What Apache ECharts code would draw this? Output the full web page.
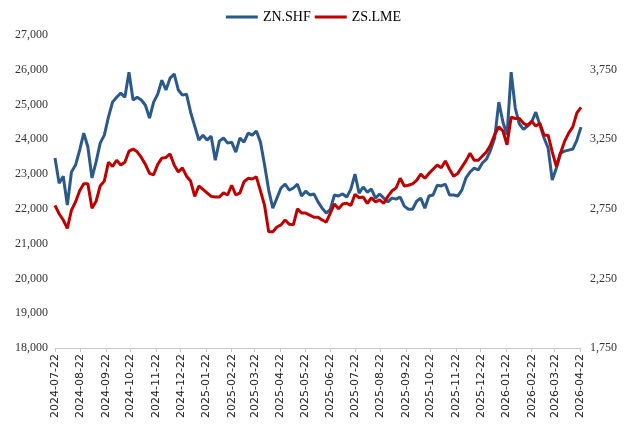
<!DOCTYPE html>
<html>
<head>
<meta charset="utf-8">
<script src="https://cdn.jsdelivr.net/npm/echarts@6/dist/echarts.min.js"></script>
<style>
  html, body { margin: 0; padding: 0; background: #fff; }
  #chart { width: 627px; height: 433px; }
</style>
</head>
<body>
<div id="chart"></div>
<script>
// sample dates (roughly every 5 days)
var sampleDates = [
  '2024-07-22','2024-07-27','2024-08-01','2024-08-06','2024-08-11','2024-08-16','2024-08-21','2024-08-26','2024-08-31','2024-09-05',
  '2024-09-10','2024-09-15','2024-09-20','2024-09-25','2024-09-30','2024-10-05','2024-10-10','2024-10-15','2024-10-20','2024-10-25',
  '2024-10-30','2024-11-04','2024-11-09','2024-11-14','2024-11-19','2024-11-24','2024-11-29','2024-12-04','2024-12-09','2024-12-14',
  '2024-12-19','2024-12-24','2024-12-29','2025-01-03','2025-01-08','2025-01-13','2025-01-18','2025-01-23','2025-01-28','2025-02-02',
  '2025-02-07','2025-02-12','2025-02-17','2025-02-22','2025-02-27','2025-03-04','2025-03-09','2025-03-14','2025-03-19','2025-03-24',
  '2025-03-29','2025-04-03','2025-04-08','2025-04-13','2025-04-18','2025-04-23','2025-04-28','2025-05-03','2025-05-08','2025-05-13',
  '2025-05-18','2025-05-23','2025-05-28','2025-06-02','2025-06-07','2025-06-12','2025-06-17','2025-06-22','2025-06-27','2025-07-02',
  '2025-07-07','2025-07-12','2025-07-17','2025-07-22','2025-07-27','2025-08-01','2025-08-06','2025-08-11','2025-08-16','2025-08-21',
  '2025-08-26','2025-08-31','2025-09-05','2025-09-10','2025-09-15','2025-09-20','2025-09-25','2025-09-30','2025-10-05','2025-10-10',
  '2025-10-15','2025-10-20','2025-10-25','2025-10-30','2025-11-04','2025-11-09','2025-11-14','2025-11-19','2025-11-24','2025-11-29',
  '2025-12-04','2025-12-09','2025-12-14','2025-12-19','2025-12-24','2025-12-29','2026-01-03','2026-01-08','2026-01-13','2026-01-18',
  '2026-01-23','2026-01-28','2026-02-02','2026-02-07','2026-02-12','2026-02-17','2026-02-22','2026-02-27','2026-03-04','2026-03-09',
  '2026-03-14','2026-03-19','2026-03-24','2026-03-29','2026-04-03','2026-04-08','2026-04-13','2026-04-18','2026-04-23'
];

// ZN.SHF (left axis)
var shfValues = [
  23460,22740,22940,22110,23060,23260,23690,24180,23780,22890,
  23350,23890,24120,24640,25070,25210,25330,25210,25930,25130,
  25210,25130,24980,24610,25070,25300,25700,25420,25760,25880,
  25420,25270,25300,24780,24380,23980,24120,23980,24090,23400,
  23950,24040,23890,23920,23630,24040,23920,24180,24120,24240,
  23920,23260,22540,22020,22310,22600,22710,22540,22600,22710,
  22370,22510,22400,22430,22200,22020,21880,21990,22400,22370,
  22430,22340,22570,23000,22450,22630,22480,22570,22310,22430,
  22310,22200,22310,22280,22340,22080,21990,21990,22220,22310,
  22020,22370,22400,22680,22660,22710,22400,22400,22370,22540,
  22890,23060,23170,23120,23320,23430,23690,24040,25070,24500,
  24120,25930,24900,24440,24290,24380,24500,24780,24410,24040,
  23750,22830,23170,23600,23660,23690,23720,23980,24350
];

// ZS.LME (right axis)
var lmeValues = [
  2775,2715,2670,2610,2740,2800,2880,2930,2930,2755,
  2805,2915,2950,3085,3055,3100,3065,3085,3165,3180,
  3160,3120,3070,3005,2995,3070,3115,3120,3145,3065,
  3015,3045,2985,2950,2840,2915,2890,2865,2840,2835,
  2835,2865,2850,2920,2850,2865,2945,2970,2965,2980,
  2880,2775,2585,2585,2620,2635,2670,2640,2635,2750,
  2720,2720,2705,2690,2690,2670,2655,2720,2785,2750,
  2785,2790,2775,2855,2830,2835,2790,2830,2800,2815,
  2790,2840,2880,2900,2970,2915,2920,2930,2955,3000,
  2970,3005,3035,3065,3045,3095,3035,2985,3005,3050,
  3095,3150,3100,3100,3130,3160,3210,3285,3340,3310,
  3210,3410,3400,3400,3365,3350,3380,3345,3365,3280,
  3280,3160,3055,3150,3235,3295,3340,3440,3480
];

var leftTicks = { min: 18000, max: 27000, step: 1000 };
var rightTicks = [1750, 2250, 2750, 3250, 3750];

// calendar days for the x axis
var days = [];
var d = new Date(Date.UTC(2024, 6, 22));
var end = new Date(Date.UTC(2026, 3, 23));
while (d <= end) {
  days.push(d.toISOString().slice(0, 10));
  d.setUTCDate(d.getUTCDate() + 1);
}
var dayIndex = {};
days.forEach(function (s, i) { dayIndex[s] = i; });

function pairs(vals) {
  return sampleDates.map(function (s, i) { return [dayIndex[s], vals[i]]; });
}
function isLabelDay(idx) {
  return days[idx].slice(8) === '22';
}
function fmt(v) {
  return String(v).replace(/\B(?=(\d{3})+(?!\d))/g, ',');
}

var chart = echarts.init(document.getElementById('chart'));
var option = {
  animation: false,
  backgroundColor: '#fff',
  legend: {
    top: 5,
    left: 'center',
    itemWidth: 32,
    itemHeight: 3,
    itemGap: 4,
    icon: 'rect',
    textStyle: { fontFamily: 'Liberation Serif', fontSize: 14, color: '#000' },
    data: ['ZN.SHF', 'ZS.LME']
  },
  grid: { left: 55, right: 46, top: 35, bottom: 85 },
  xAxis: {
    type: 'category',
    data: days,
    boundaryGap: false,
    axisLine: { lineStyle: { color: '#c8c8c8' } },
    axisTick: {
      interval: function (i) { return isLabelDay(i); },
      length: 4,
      lineStyle: { color: '#c8c8c8' }
    },
    axisLabel: {
      interval: function (i) { return isLabelDay(i); },
      rotate: 90,
      margin: 6,
      fontFamily: 'DejaVu Sans',
      fontSize: 11,
      color: '#222'
    },
    splitLine: { show: false }
  },
  yAxis: [
    {
      type: 'value',
      min: leftTicks.min,
      max: leftTicks.max,
      interval: leftTicks.step,
      axisLine: { show: false },
      axisTick: { show: false },
      splitLine: { show: false },
      axisLabel: {
        margin: 7,
        fontFamily: 'Liberation Serif',
        fontSize: 12,
        color: '#333',
        formatter: fmt
      }
    },
    {
      type: 'value',
      min: 1750,
      max: 4000,
      interval: 250,
      axisLine: { show: false },
      axisTick: { show: false },
      splitLine: { show: false },
      axisLabel: {
        margin: 9,
        fontFamily: 'Liberation Serif',
        fontSize: 12,
        color: '#333',
        formatter: function (v) {
          return rightTicks.indexOf(v) >= 0 ? fmt(v) : '';
        }
      }
    }
  ],
  series: [
    {
      name: 'ZN.SHF',
      type: 'line',
      yAxisIndex: 0,
      showSymbol: false,
      color: '#2b5a8a',
      lineStyle: { width: 3, color: '#2b5a8a' },
      data: pairs(shfValues)
    },
    {
      name: 'ZS.LME',
      type: 'line',
      yAxisIndex: 1,
      showSymbol: false,
      color: '#c00000',
      lineStyle: { width: 3, color: '#c00000' },
      data: pairs(lmeValues)
    }
  ]
};
chart.setOption(option);
</script>
</body>
</html>
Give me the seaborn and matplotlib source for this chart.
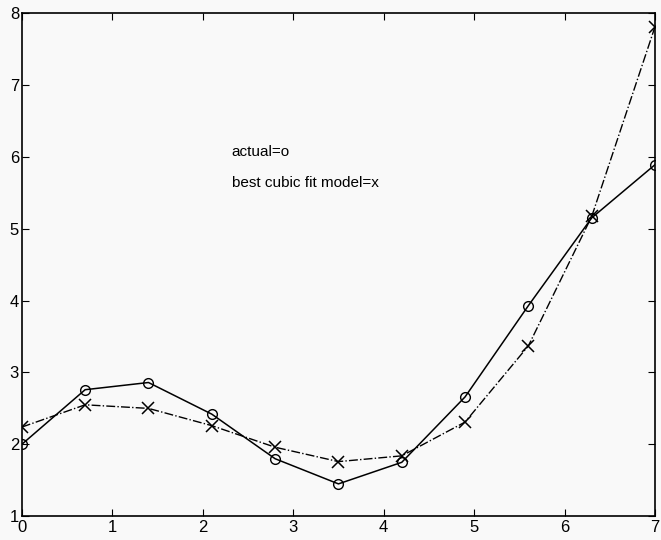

+++

To do
Reproduce all entries without any change, and omit the pictures.

Answer in full
What Apache ECharts code would draw this? Output the full web page.
<!DOCTYPE html>
<html>
<head>
<meta charset="utf-8">
<script src="https://cdn.jsdelivr.net/npm/echarts@6/dist/echarts.min.js"></script>
<style>
  html, body { margin: 0; padding: 0; background: #fff; }
  #chart { width: 627px; height: 433px; }
</style>
</head>
<body>
<div id="chart"></div>
<script>
// sample dates (roughly every 5 days)
var sampleDates = [
  '2024-07-22','2024-07-27','2024-08-01','2024-08-06','2024-08-11','2024-08-16','2024-08-21','2024-08-26','2024-08-31','2024-09-05',
  '2024-09-10','2024-09-15','2024-09-20','2024-09-25','2024-09-30','2024-10-05','2024-10-10','2024-10-15','2024-10-20','2024-10-25',
  '2024-10-30','2024-11-04','2024-11-09','2024-11-14','2024-11-19','2024-11-24','2024-11-29','2024-12-04','2024-12-09','2024-12-14',
  '2024-12-19','2024-12-24','2024-12-29','2025-01-03','2025-01-08','2025-01-13','2025-01-18','2025-01-23','2025-01-28','2025-02-02',
  '2025-02-07','2025-02-12','2025-02-17','2025-02-22','2025-02-27','2025-03-04','2025-03-09','2025-03-14','2025-03-19','2025-03-24',
  '2025-03-29','2025-04-03','2025-04-08','2025-04-13','2025-04-18','2025-04-23','2025-04-28','2025-05-03','2025-05-08','2025-05-13',
  '2025-05-18','2025-05-23','2025-05-28','2025-06-02','2025-06-07','2025-06-12','2025-06-17','2025-06-22','2025-06-27','2025-07-02',
  '2025-07-07','2025-07-12','2025-07-17','2025-07-22','2025-07-27','2025-08-01','2025-08-06','2025-08-11','2025-08-16','2025-08-21',
  '2025-08-26','2025-08-31','2025-09-05','2025-09-10','2025-09-15','2025-09-20','2025-09-25','2025-09-30','2025-10-05','2025-10-10',
  '2025-10-15','2025-10-20','2025-10-25','2025-10-30','2025-11-04','2025-11-09','2025-11-14','2025-11-19','2025-11-24','2025-11-29',
  '2025-12-04','2025-12-09','2025-12-14','2025-12-19','2025-12-24','2025-12-29','2026-01-03','2026-01-08','2026-01-13','2026-01-18',
  '2026-01-23','2026-01-28','2026-02-02','2026-02-07','2026-02-12','2026-02-17','2026-02-22','2026-02-27','2026-03-04','2026-03-09',
  '2026-03-14','2026-03-19','2026-03-24','2026-03-29','2026-04-03','2026-04-08','2026-04-13','2026-04-18','2026-04-23'
];

// ZN.SHF (left axis)
var shfValues = [
  23460,22740,22940,22110,23060,23260,23690,24180,23780,22890,
  23350,23890,24120,24640,25070,25210,25330,25210,25930,25130,
  25210,25130,24980,24610,25070,25300,25700,25420,25760,25880,
  25420,25270,25300,24780,24380,23980,24120,23980,24090,23400,
  23950,24040,23890,23920,23630,24040,23920,24180,24120,24240,
  23920,23260,22540,22020,22310,22600,22710,22540,22600,22710,
  22370,22510,22400,22430,22200,22020,21880,21990,22400,22370,
  22430,22340,22570,23000,22450,22630,22480,22570,22310,22430,
  22310,22200,22310,22280,22340,22080,21990,21990,22220,22310,
  22020,22370,22400,22680,22660,22710,22400,22400,22370,22540,
  22890,23060,23170,23120,23320,23430,23690,24040,25070,24500,
  24120,25930,24900,24440,24290,24380,24500,24780,24410,24040,
  23750,22830,23170,23600,23660,23690,23720,23980,24350
];

// ZS.LME (right axis)
var lmeValues = [
  2775,2715,2670,2610,2740,2800,2880,2930,2930,2755,
  2805,2915,2950,3085,3055,3100,3065,3085,3165,3180,
  3160,3120,3070,3005,2995,3070,3115,3120,3145,3065,
  3015,3045,2985,2950,2840,2915,2890,2865,2840,2835,
  2835,2865,2850,2920,2850,2865,2945,2970,2965,2980,
  2880,2775,2585,2585,2620,2635,2670,2640,2635,2750,
  2720,2720,2705,2690,2690,2670,2655,2720,2785,2750,
  2785,2790,2775,2855,2830,2835,2790,2830,2800,2815,
  2790,2840,2880,2900,2970,2915,2920,2930,2955,3000,
  2970,3005,3035,3065,3045,3095,3035,2985,3005,3050,
  3095,3150,3100,3100,3130,3160,3210,3285,3340,3310,
  3210,3410,3400,3400,3365,3350,3380,3345,3365,3280,
  3280,3160,3055,3150,3235,3295,3340,3440,3480
];

var leftTicks = { min: 18000, max: 27000, step: 1000 };
var rightTicks = [1750, 2250, 2750, 3250, 3750];

// calendar days for the x axis
var days = [];
var d = new Date(Date.UTC(2024, 6, 22));
var end = new Date(Date.UTC(2026, 3, 23));
while (d <= end) {
  days.push(d.toISOString().slice(0, 10));
  d.setUTCDate(d.getUTCDate() + 1);
}
var dayIndex = {};
days.forEach(function (s, i) { dayIndex[s] = i; });

function pairs(vals) {
  return sampleDates.map(function (s, i) { return [dayIndex[s], vals[i]]; });
}
function isLabelDay(idx) {
  return days[idx].slice(8) === '22';
}
function fmt(v) {
  return String(v).replace(/\B(?=(\d{3})+(?!\d))/g, ',');
}

var chart = echarts.init(document.getElementById('chart'));
var option = {
  animation: false,
  backgroundColor: '#fff',
  legend: {
    top: 5,
    left: 'center',
    itemWidth: 32,
    itemHeight: 3,
    itemGap: 4,
    icon: 'rect',
    textStyle: { fontFamily: 'Liberation Serif', fontSize: 14, color: '#000' },
    data: ['ZN.SHF', 'ZS.LME']
  },
  grid: { left: 55, right: 46, top: 35, bottom: 85 },
  xAxis: {
    type: 'category',
    data: days,
    boundaryGap: false,
    axisLine: { lineStyle: { color: '#c8c8c8' } },
    axisTick: {
      interval: function (i) { return isLabelDay(i); },
      length: 4,
      lineStyle: { color: '#c8c8c8' }
    },
    axisLabel: {
      interval: function (i) { return isLabelDay(i); },
      rotate: 90,
      margin: 6,
      fontFamily: 'DejaVu Sans',
      fontSize: 11,
      color: '#222'
    },
    splitLine: { show: false }
  },
  yAxis: [
    {
      type: 'value',
      min: leftTicks.min,
      max: leftTicks.max,
      interval: leftTicks.step,
      axisLine: { show: false },
      axisTick: { show: false },
      splitLine: { show: false },
      axisLabel: {
        margin: 7,
        fontFamily: 'Liberation Serif',
        fontSize: 12,
        color: '#333',
        formatter: fmt
      }
    },
    {
      type: 'value',
      min: 1750,
      max: 4000,
      interval: 250,
      axisLine: { show: false },
      axisTick: { show: false },
      splitLine: { show: false },
      axisLabel: {
        margin: 9,
        fontFamily: 'Liberation Serif',
        fontSize: 12,
        color: '#333',
        formatter: function (v) {
          return rightTicks.indexOf(v) >= 0 ? fmt(v) : '';
        }
      }
    }
  ],
  series: [
    {
      name: 'ZN.SHF',
      type: 'line',
      yAxisIndex: 0,
      showSymbol: false,
      color: '#2b5a8a',
      lineStyle: { width: 3, color: '#2b5a8a' },
      data: pairs(shfValues)
    },
    {
      name: 'ZS.LME',
      type: 'line',
      yAxisIndex: 1,
      showSymbol: false,
      color: '#c00000',
      lineStyle: { width: 3, color: '#c00000' },
      data: pairs(lmeValues)
    }
  ]
};
chart.setOption(option);
</script>
</body>
</html>
Give me the seaborn and matplotlib source for this chart.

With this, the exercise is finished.